Apart from very high PIIINP levels, other laboratory data are nonspecific. We could not estimate procollagen peptide levels or perform immunohistochemistry for collagen typing. Renal function tests are usually normal or slightly increased at presentation. Urine examination occasionally shows microscopic hematuria and proteinuria but no active sediments. Serologic tests for autoimmunity are negative and monoclonal immunoglobulins are absent in serum or urine.

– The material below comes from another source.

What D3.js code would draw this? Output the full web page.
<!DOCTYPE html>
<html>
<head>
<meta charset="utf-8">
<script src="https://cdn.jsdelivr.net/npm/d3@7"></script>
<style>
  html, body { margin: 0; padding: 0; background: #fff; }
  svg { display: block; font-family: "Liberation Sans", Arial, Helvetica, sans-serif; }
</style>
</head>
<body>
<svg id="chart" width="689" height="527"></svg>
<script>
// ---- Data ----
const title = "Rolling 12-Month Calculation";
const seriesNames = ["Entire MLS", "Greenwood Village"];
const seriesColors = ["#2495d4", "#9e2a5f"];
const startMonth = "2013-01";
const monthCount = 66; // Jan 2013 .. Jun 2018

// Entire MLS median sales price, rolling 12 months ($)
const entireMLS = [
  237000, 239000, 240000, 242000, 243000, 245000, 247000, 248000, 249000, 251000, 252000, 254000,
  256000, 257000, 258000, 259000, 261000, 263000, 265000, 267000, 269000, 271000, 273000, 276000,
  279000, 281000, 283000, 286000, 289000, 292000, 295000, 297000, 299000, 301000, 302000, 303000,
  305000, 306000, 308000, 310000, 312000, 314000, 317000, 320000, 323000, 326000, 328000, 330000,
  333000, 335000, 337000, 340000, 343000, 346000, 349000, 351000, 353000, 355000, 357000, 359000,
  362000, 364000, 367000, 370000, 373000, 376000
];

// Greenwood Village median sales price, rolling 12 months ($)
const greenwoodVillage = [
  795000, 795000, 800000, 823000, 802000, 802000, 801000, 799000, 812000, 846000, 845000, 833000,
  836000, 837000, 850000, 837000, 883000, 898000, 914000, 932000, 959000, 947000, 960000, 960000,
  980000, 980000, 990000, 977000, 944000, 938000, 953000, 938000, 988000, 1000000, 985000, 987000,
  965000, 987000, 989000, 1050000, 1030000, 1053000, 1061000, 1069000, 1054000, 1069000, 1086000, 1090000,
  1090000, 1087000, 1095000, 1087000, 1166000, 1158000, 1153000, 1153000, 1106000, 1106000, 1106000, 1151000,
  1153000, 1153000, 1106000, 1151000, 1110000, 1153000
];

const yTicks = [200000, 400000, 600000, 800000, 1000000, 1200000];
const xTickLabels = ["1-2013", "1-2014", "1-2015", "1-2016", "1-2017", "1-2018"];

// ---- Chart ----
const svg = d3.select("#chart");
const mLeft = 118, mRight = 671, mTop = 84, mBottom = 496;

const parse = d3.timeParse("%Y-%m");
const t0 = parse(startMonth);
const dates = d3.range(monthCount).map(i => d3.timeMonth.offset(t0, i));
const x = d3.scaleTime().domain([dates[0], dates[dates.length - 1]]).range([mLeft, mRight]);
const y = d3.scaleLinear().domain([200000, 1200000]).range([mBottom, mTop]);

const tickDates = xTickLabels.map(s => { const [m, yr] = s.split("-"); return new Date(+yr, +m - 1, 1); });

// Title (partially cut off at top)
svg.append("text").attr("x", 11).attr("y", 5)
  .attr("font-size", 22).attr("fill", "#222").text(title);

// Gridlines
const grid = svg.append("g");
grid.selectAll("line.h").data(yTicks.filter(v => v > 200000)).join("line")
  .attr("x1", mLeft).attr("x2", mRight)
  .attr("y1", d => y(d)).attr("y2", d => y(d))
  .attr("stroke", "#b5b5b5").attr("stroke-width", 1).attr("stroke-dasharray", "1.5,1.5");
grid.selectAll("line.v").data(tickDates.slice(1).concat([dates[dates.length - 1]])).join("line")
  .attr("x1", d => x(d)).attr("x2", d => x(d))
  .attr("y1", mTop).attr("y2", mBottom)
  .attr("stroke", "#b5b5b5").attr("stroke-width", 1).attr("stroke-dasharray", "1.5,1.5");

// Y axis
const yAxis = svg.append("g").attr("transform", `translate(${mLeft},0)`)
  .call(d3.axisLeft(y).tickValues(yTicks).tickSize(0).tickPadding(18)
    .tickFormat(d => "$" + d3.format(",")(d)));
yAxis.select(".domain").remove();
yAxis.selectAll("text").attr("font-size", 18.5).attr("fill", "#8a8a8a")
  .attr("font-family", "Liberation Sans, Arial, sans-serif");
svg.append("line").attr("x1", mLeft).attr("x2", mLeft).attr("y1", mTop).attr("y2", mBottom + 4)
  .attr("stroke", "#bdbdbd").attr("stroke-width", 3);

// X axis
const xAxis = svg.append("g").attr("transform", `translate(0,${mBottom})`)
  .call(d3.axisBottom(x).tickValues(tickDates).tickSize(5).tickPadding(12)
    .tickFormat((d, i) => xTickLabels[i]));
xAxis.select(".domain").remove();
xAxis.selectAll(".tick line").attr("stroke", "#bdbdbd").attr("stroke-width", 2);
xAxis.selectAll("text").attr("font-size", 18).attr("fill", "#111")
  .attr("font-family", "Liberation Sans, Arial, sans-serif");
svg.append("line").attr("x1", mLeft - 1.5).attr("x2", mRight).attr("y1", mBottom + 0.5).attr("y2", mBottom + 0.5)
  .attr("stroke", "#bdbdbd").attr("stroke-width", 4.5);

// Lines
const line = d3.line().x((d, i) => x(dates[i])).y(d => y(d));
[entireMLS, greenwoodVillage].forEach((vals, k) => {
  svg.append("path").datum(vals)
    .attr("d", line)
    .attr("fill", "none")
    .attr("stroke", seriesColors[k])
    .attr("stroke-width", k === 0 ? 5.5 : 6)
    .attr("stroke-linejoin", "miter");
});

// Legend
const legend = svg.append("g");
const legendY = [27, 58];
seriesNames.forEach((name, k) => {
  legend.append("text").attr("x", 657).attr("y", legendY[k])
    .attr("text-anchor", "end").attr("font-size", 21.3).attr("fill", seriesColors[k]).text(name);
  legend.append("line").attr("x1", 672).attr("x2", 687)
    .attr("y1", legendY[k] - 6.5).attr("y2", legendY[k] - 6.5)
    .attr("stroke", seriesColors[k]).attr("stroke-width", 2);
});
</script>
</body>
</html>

Pathologic findings on light microscopy are suggestive of a deposition disease. Light microscopy reveals globally enlarged glomerular tufts because of the eosinophilic material in the capillary walls and the mesangium. This material is weakly PAS positive, but Congo red and thioflavin T negative. It also shows strong blue staining with periodic acid-methanamine silver, Aniline blue, and Mason trichrome stains. The thickened peripheral capillary walls resemble the double contour appearance of membranoproliferative glomerulonephritis. No adhesions or crescents are noted. In advanced stages, capillary lumens are narrowed by expanded mesangium and thickened capillary walls and glomeruli show a nodular appearance resembling Kimmelstiel–Wilson lesions. Patchy tubular atrophy and interstitial fibrosis may be present. Arteriolar hyalinosis and thickening of walls of arteries are sometimes seen, secondary to hypertension. Immunofluorescence staining is usually negative.

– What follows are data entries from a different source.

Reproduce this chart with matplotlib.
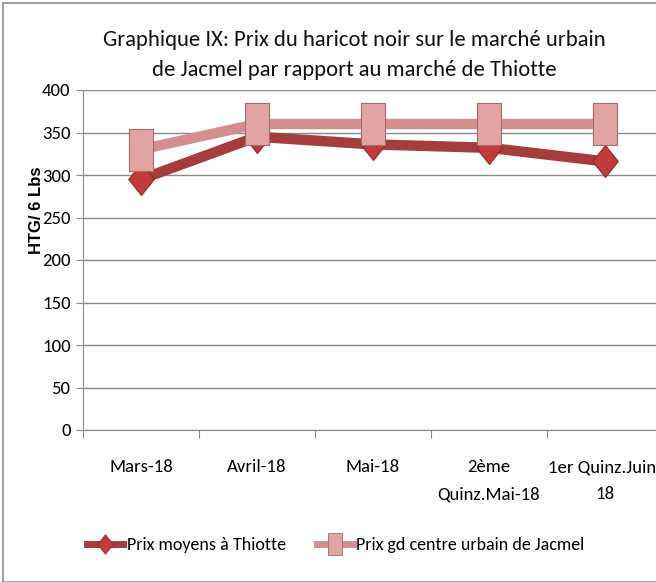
import matplotlib
matplotlib.use("Agg")
import matplotlib.pyplot as plt
from matplotlib.patches import Rectangle
from matplotlib.lines import Line2D

categories = ["Mars-18", "Avril-18", "Mai-18", "2ème\nQuinz.Mai-18", "1er Quinz.Juin-\n18"]
thiotte = [295, 345, 336, 332, 316]
jacmel = [330, 360, 360, 360, 360]
yticks = [0, 50, 100, 150, 200, 250, 300, 350, 400]
title = "Graphique IX: Prix du haricot noir sur le marché urbain\nde Jacmel par rapport au marché de Thiotte"
ylabel = "HTG/ 6 Lbs"
labels = ["Prix moyens à Thiotte", "Prix gd centre urbain de Jacmel"]

FONT = ["Carlito", "DejaVu Sans"]
plt.rcParams['font.family'] = FONT

W, H = 656, 582
fig = plt.figure(figsize=(W/100, H/100), dpi=100)
fig.patch.set_facecolor("white")

# outer chart border
fig.add_artist(Rectangle((3/W, 0), 1 - 3/W + 0.01, 1 - 3/H, transform=fig.transFigure,
                         fill=False, edgecolor="#8c8c8c", lw=1.2))

left, right, top, bottom = 83, 663, 90, 430
ax = fig.add_axes([left/W, 1 - bottom/H, (right-left)/W, (bottom-top)/H])
ax.set_facecolor("white")

x = list(range(len(categories)))
diamond = [(0, 0.5), (0.4, 0), (0, -0.5), (-0.4, 0), (0, 0.5)]
rect = [(-0.3, -0.5), (0.3, -0.5), (0.3, 0.5), (-0.3, 0.5), (-0.3, -0.5)]

ax.plot(x, thiotte, color="#A63D3D", lw=7.5, marker=diamond, markersize=23,
        markerfacecolor="#C23A3A", markeredgecolor="#8E2A2A", markeredgewidth=0.8,
        solid_capstyle="butt", zorder=3)
ax.plot(x, jacmel, color="#D48E8E", lw=7.5, marker=rect, markersize=30,
        markerfacecolor="#E2A3A3", markeredgecolor="#A86A6A", markeredgewidth=0.8,
        solid_capstyle="butt", zorder=4)

ax.set_xlim(-0.5, len(categories) - 0.5)
ax.set_ylim(0, 400)
ax.set_yticks(yticks)
ax.yaxis.grid(True, color="#8a8a8a", lw=1)
ax.set_axisbelow(True)
for s in ["top", "right"]:
    ax.spines[s].set_visible(False)
for s in ["left", "bottom"]:
    ax.spines[s].set_color("#8a8a8a")
ax.tick_params(axis="y", length=5, color="#8a8a8a", labelsize=13.5, pad=4)

# category boundary ticks (major) and labels at centers (minor)
ax.set_xticks([i - 0.5 for i in range(len(categories) + 1)])
ax.set_xticklabels([])
ax.tick_params(axis="x", which="major", length=6, color="#8a8a8a", direction="out")
ax.set_xticks(x, minor=True)
ax.set_xticklabels(categories, minor=True, fontsize=13.5, linespacing=1.85)
ax.tick_params(axis="x", which="minor", length=0, pad=21)

ax.set_ylabel(ylabel, fontsize=12, fontweight="bold", family=["Liberation Sans", "DejaVu Sans"],
              labelpad=8)
ax.yaxis.set_label_coords(-0.067, (430 - 210) / 340)

fig.text(0.54, 1 - 55/H, title, ha="center", va="center", fontsize=16.3,
         linespacing=1.6, color="#111111")

h1 = Line2D([], [], color="#A63D3D", lw=5, marker=diamond, markersize=14,
            markerfacecolor="#C23A3A", markeredgecolor="#8E2A2A", markeredgewidth=0.6)
h2 = Line2D([], [], color="#D48E8E", lw=5, marker=rect, markersize=16,
            markerfacecolor="#E2A3A3", markeredgecolor="#A86A6A", markeredgewidth=0.6)
fig.legend([h1, h2], labels, loc="center", bbox_to_anchor=(0.512, 1 - 545/H), ncol=2,
           frameon=False, fontsize=13, handlelength=2.0, handletextpad=0.2, columnspacing=1.7)

fig.savefig("out.png", dpi=100, facecolor="white")
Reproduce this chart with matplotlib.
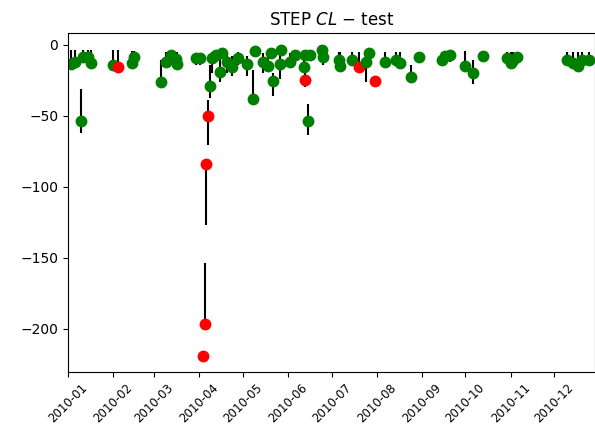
import matplotlib
matplotlib.use('Agg')
import matplotlib.pyplot as plt
import matplotlib.dates as mdates
import numpy as np

# day of year (0 = 2010-01-01), value, line bottom, line top, colour
days = [2, 5, 9, 10, 14, 16,
        31, 34, 44, 45,
        64, 67, 71, 74, 75,
        88, 91, 93, 94, 95, 96, 97.6, 98.8, 102, 104.5, 105.7, 109, 112.5, 117,
        123, 127.4, 128.5, 134, 137.7, 139.6, 141, 145.8, 146.4, 152.6, 156,
        161.8, 162.5, 163, 165, 166,
        174.4, 175.5, 186, 187, 195, 200, 205, 207, 211,
        218, 225, 228, 235.8, 241,
        257, 259, 262.6, 273, 278, 285,
        301.6, 304, 306, 308.5,
        343, 347, 350, 353, 358]
vals = [-13.8, -12, -53.5, -8.5, -9, -13,
        -14.3, -15.5, -13, -8.4,
        -26.5, -12, -7.6, -10, -13.5,
        -9.6, -9.6, -219.5, -197, -84, -50, -28.8, -9.6, -7.2, -19.5, -6, -12, -15.5, -9.6,
        -13.5, -38.2, -4.4, -12, -14.8, -6, -25.5, -13.5, -3.7, -12, -7.2,
        -15.5, -7.2, -24.8, -53.5, -7.2,
        -3.7, -8.4, -10.8, -14.8, -10.8, -15.5, -12, -6, -25.5,
        -12.4, -10.8, -13, -23, -8.4,
        -10.8, -7.7, -7.2, -14.8, -20, -7.7,
        -9.1, -13, -10.8, -8.4,
        -10.8, -13, -14.8, -10.8, -10.8]
lo = [-13.8, -12, -62, -8.5, -9, -13,
      -14.3, -15.5, -13, -8.4,
      -26.5, -12, -7.6, -10, -13.5,
      -14, -14, -219.5, -197, -127, -71, -37.5, -20, -12, -26, -6, -20, -22, -14,
      -22, -38.2, -4.4, -20, -14.8, -10, -36, -24, -6, -15, -12,
      -20, -10, -30, -63.5, -10,
      -8, -14, -10.8, -14.8, -10.8, -15.5, -26, -6, -25.5,
      -12.4, -10.8, -13, -27, -13,
      -10.8, -7.7, -12, -14.8, -28, -12,
      -9.1, -13, -13, -8.4,
      -10.8, -13, -14.8, -13, -13]
hi = [-4, -4, -31, -4, -4, -4,
      -4, -4, -4.3, -4.3,
      -10.8, -5, -5, -5, -5,
      -6, -6, -219.5, -154, -84, -39, -14, -5, -4, -10, -4, -6, -8, -5,
      -8, -17.8, -3, -6, -6, -4, -20, -8, -3, -6, -4,
      -8, -4, -18, -42, -4,
      -3, -5, -5, -5, -5, -5, -5, -4, -25.5,
      -5, -5, -5, -14, -5,
      -5, -5, -5, -4.5, -11, -5,
      -5, -5, -5, -5,
      -5, -5, -5, -5, -5]
red_days = [34, 93, 94, 95, 96, 163, 200, 211]
colors = ['red' if d in red_days else 'green' for d in days]

start = np.datetime64('2010-01-01T00:00')
dates = [start + np.timedelta64(int(d * 24 * 60), 'm') for d in days]
dates = np.array(dates).astype('datetime64[m]').astype(object)

fig = plt.figure(figsize=(5.95, 4.29), dpi=100)
ax = fig.add_axes([0.1143, 0.133, 0.8857, 0.79])

ax.vlines(dates, lo, hi, colors='k', linewidth=1.5, zorder=1)
for d, v, c in zip(dates, vals, colors):
  ax.plot(d, v, 'o', color=c, markersize=7.5, zorder=2)

ax.set_xlim(np.datetime64('2010-01-01').astype(object), np.datetime64('2010-12-29').astype(object))
ax.set_ylim(-230.5, 8.2)
ax.xaxis.set_major_locator(mdates.MonthLocator())
ax.xaxis.set_major_formatter(mdates.DateFormatter('%Y-%m'))
plt.setp(ax.get_xticklabels(), rotation=45, fontsize=8.5)
ax.set_title(r'STEP $CL$ $-$ test')

fig.savefig('out.png', dpi=100)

Immunohistochemistry for specific collagen types shows abundant staining for type III collagen. Electron microscopy is imperative to establish a diagnosis so as to differentiate the immunofluorescence negative deposition diseases such as collagenofibrotic glomerulonephritis, fibronectin glomerulopathy and diabetic glomerulosclerosis. Electron microscopy identifies marked accumulation of fibrillary material in mesangium and subendothelial space of glomerular basement membrane. The material is identified easily on routine staining (gluteraldehyde) or special staining as tannic acid–lead or phosphotungstic acid may be used. The fibers have a transverse band structure with distinct periodicity of approximately 60 nm, same as seen in type III collagen. The fibers are usually curved or frayed (unlike the fibers in the interstitium which are usually straight), forming irregularly arranged bundles on longitudinal section and flower-like or ragged moth-eaten appearance on cross-section. The microtubules as seen in immunotactoid glomerulopathy, fibrin, and amyloid fibrils are not seen. In contrast to nail-patella syndrome, the lamina densa of the glomerular basement membrane in collagenofibrotic glomerulopathy is of normal thickness and lacks the lucent areas or the so-called moth-eaten appearance.

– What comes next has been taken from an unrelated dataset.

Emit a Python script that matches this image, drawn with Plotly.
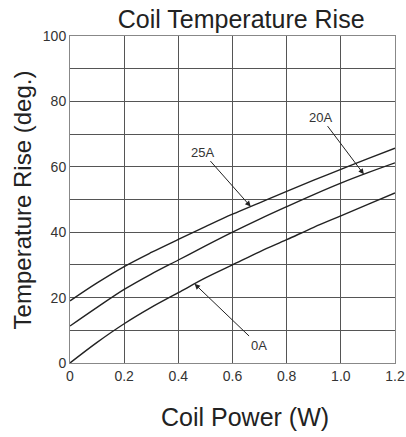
import numpy as np
import plotly.graph_objects as go

# ---- data ----
power = [0.0, 0.1, 0.2, 0.3, 0.4, 0.5, 0.6, 0.7, 0.8, 0.9, 1.0, 1.1, 1.2]
rise_0A = [0.0, 6.3, 12.0, 17.0, 21.5, 26.0, 30.0, 34.0, 37.7, 41.5, 45.0, 48.5, 52.0]
rise_20A = [11.3, 17.0, 22.5, 27.2, 31.5, 35.8, 40.0, 44.0, 47.8, 51.5, 55.0, 58.2, 61.2]
rise_25A = [19.0, 24.5, 29.5, 33.8, 37.8, 41.7, 45.5, 49.0, 52.5, 55.9, 59.2, 62.5, 65.7]

series = [("0A", rise_0A), ("20A", rise_20A), ("25A", rise_25A)]
# label placement (layout) and arrow target x for each series
label_cfg = {
    "0A": dict(tx=0.46, lx=0.696, ly=5.5),
    "20A": dict(tx=1.085, lx=0.926, ly=75.2),
    "25A": dict(tx=0.667, lx=0.489, ly=64.5),
}

x_ticks = [0, 0.2, 0.4, 0.6, 0.8, 1.0, 1.2]
x_tick_text = ["0", "0.2", "0.4", "0.6", "0.8", "1.0", "1.2"]
y_ticks = [0, 20, 40, 60, 80, 100]

FONT = "Liberation Sans, Arial, sans-serif"
LINE = "#222222"
GRID = "#555555"

fig = go.Figure()
for name, vals in series:
    fig.add_trace(go.Scatter(x=power, y=vals, mode="lines", name=name,
                             line=dict(color=LINE, width=1.4, shape="spline"),
                             showlegend=False, hoverinfo="skip"))

for name, vals in series:
    c = label_cfg[name]
    hy = float(np.interp(c["tx"], power, vals))
    fig.add_annotation(x=c["tx"], y=hy, ax=c["lx"], ay=c["ly"],
                       xref="x", yref="y", axref="x", ayref="y",
                       text=name, showarrow=True, arrowhead=2, arrowsize=1.1,
                       arrowwidth=1, arrowcolor=LINE,
                       font=dict(family=FONT, size=13, color="#333333"))

# axis titles
fig.add_annotation(text="Coil Power (W)", xref="paper", yref="paper",
                   x=0.537, y=-0.165, xanchor="center", yanchor="middle",
                   showarrow=False, font=dict(family=FONT, size=25, color="#222222"))
fig.add_annotation(text="Temperature Rise (deg.)", xref="paper", yref="paper",
                   x=-0.145, y=0.5, xanchor="center", yanchor="middle", textangle=-90,
                   showarrow=False, font=dict(family=FONT, size=24, color="#222222"))

fig.update_layout(
    width=406, height=437, autosize=False,
    margin=dict(l=70, r=11, t=36, b=74),
    paper_bgcolor="white", plot_bgcolor="white",
    title=dict(text="Coil Temperature Rise", x=0.594, xanchor="center",
               y=0.955, yanchor="middle",
               font=dict(family=FONT, size=25, color="#222222")),
    font=dict(family=FONT),
)
fig.update_xaxes(range=[0, 1.2], tickvals=x_ticks, ticktext=x_tick_text,
                 showgrid=True, gridcolor=GRID, gridwidth=1,
                 showline=True, linecolor="#888888", linewidth=1, mirror=True,
                 ticks="", zeroline=False, automargin=False,
                 tickfont=dict(family=FONT, size=14, color="#333333"))
fig.update_yaxes(range=[0, 100], tickvals=y_ticks, dtick=10,
                 showgrid=True, gridcolor=GRID, gridwidth=1,
                 minor=dict(dtick=10, showgrid=True, gridcolor=GRID, gridwidth=1),
                 showline=True, linecolor="#888888", linewidth=1, mirror=True,
                 ticks="", zeroline=False, automargin=False,
                 tickfont=dict(family=FONT, size=14, color="#333333"))

fig.write_html("out.html",
               config={"responsive": False, "displayModeBar": False},
               post_script="document.body.style.margin='0';document.body.style.overflow='hidden';")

No specific therapy is available. Supportive measures to control hypertension and diuretics to relieve edema are to be employed. Dialysis therapy or renal transplantation may be required for patients who reach end-stage renal disease. Steroid use has been anecdotal and there is no conclusive evidence to prove its efficacy in this disease.

Both cases discussed in this paper were surprise diagnosis on histopathology and suggest the need for electron microscopy for confirmation of this entity. Relative stability of renal dysfunction in both the cases in short term (3–5 years) follow up (from the beginning of symptoms) with standard care therapy looks reassuring. To the best of our knowledge, this could be the first reported case study from India.

To conclude, any type of deposition disease on light microscopy, either immunofluorescence positive or negative should be subjected to electron microscopy so as to differentiate the various fibers based on the size, shape, or presence of transverse bands and make a confirmatory diagnosis.